Hospital expenses in 2022 outpaced revenues by about 1%. In 2019, hospitals had an average operating margin of 4.6%.
“Since the spring of 2020, Connecticut hospitals and healthcare workers have seen challenge after challenge,” Jennifer Jackson, CEO of the Connecticut Hospital Association, said. “From the COVID-19 pandemic to new hurdles of treating sicker patients than before the pandemic and significant financial hardships, hospitals continue to provide high-quality care to everyone who walks through their doors, regardless of ability to pay, with a dedicated but smaller workforce who are exemplary but exhausted.”
Susan Martin, chief financial officer of Middlesex Hospital said in just the first four months of this fiscal year the cost of medical supplies alone have increased 10% over the same time period past year.
“We have very limited ability to recoup these costs through our reimbursement,” Martin said. “Compounding all of this is significant underpayment by the government payers.”
While hospital margins are generally small, “There is no mission without a margin,” Syed Hussain, senior vice president and chief clinical officer at Trinity Health of New England, said.
The association said there are consequences to these issues, but they didn’t necessarily ask Gov.

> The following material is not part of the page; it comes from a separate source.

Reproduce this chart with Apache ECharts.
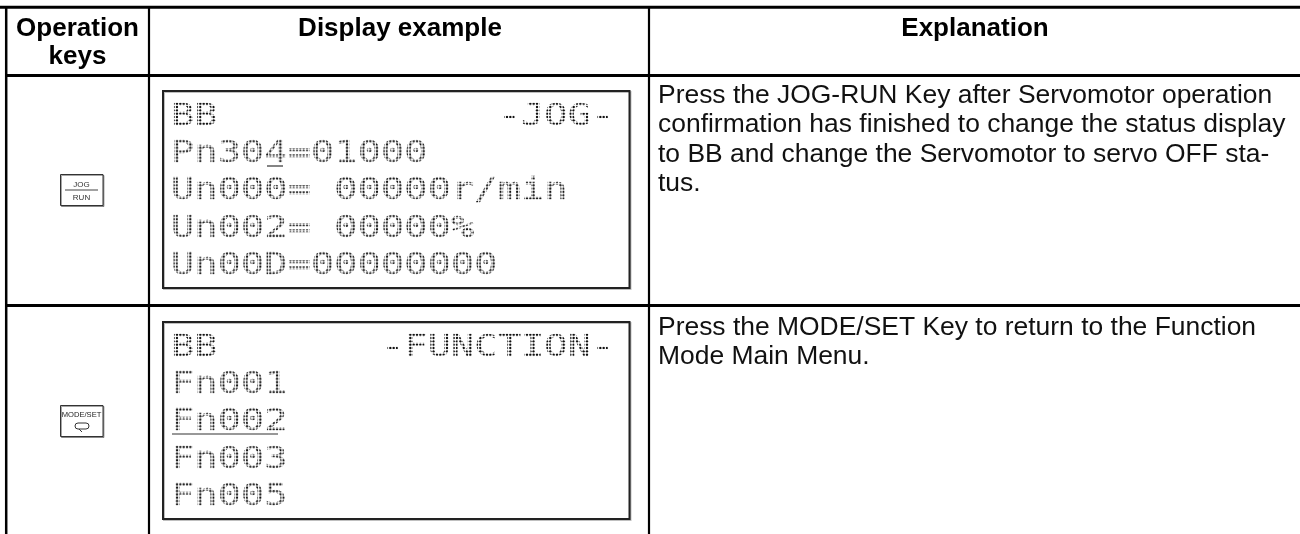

Ned Lamont’s administration for anything.
Jackson said they haven’t asked the state for a specific dollar amount because a lot of what they need is investments in the workforce. They are looking at a shortfall of over $2 billion this year. However, the association has opposed some of the changes to the health care system proposed by Lamont, like eliminating facility fees and capping out-of-network costs, “which is just going to give the insurance industry the upper hand in negotiations,” she said.
Chris Collibee, a spokesman for the governor’s budget office, said, “The governor is committed to driving down the cost of healthcare for our residents while improving the quality of care they receive. Hospitals and insurance companies must be a part of the solution. We look forward to ongoing conversations that achieve those goals.”
Jackson said they are also opposed to staffing ratios.
“We don’t think the intention of the governor or others making proposals is to strain hospitals and health care systems, but that’s what these policies would do,” Jackson said.
She said they could be forced to curtail services so there are consequences to further harming hospitals financially, but wants to focus on what will improve the situation.
“We definitely need to address Medicaid underfunding,” Jackson said. “Rather than policies that would take money out of any industry we think that is experiencing financial hardships we really need to look at a Medicaid system that addresses the underlying costs of poor health and inequities.”
Jackson said hospitals lost $1.1 billion on Medicare patients and $993 million on Medicaid patients.
She said there’s no danger of hospitals closing today or tomorrow, but they do need to be concerned about what’s down the road.
“There’s only so long you can go with having a negative margin,” Martin said.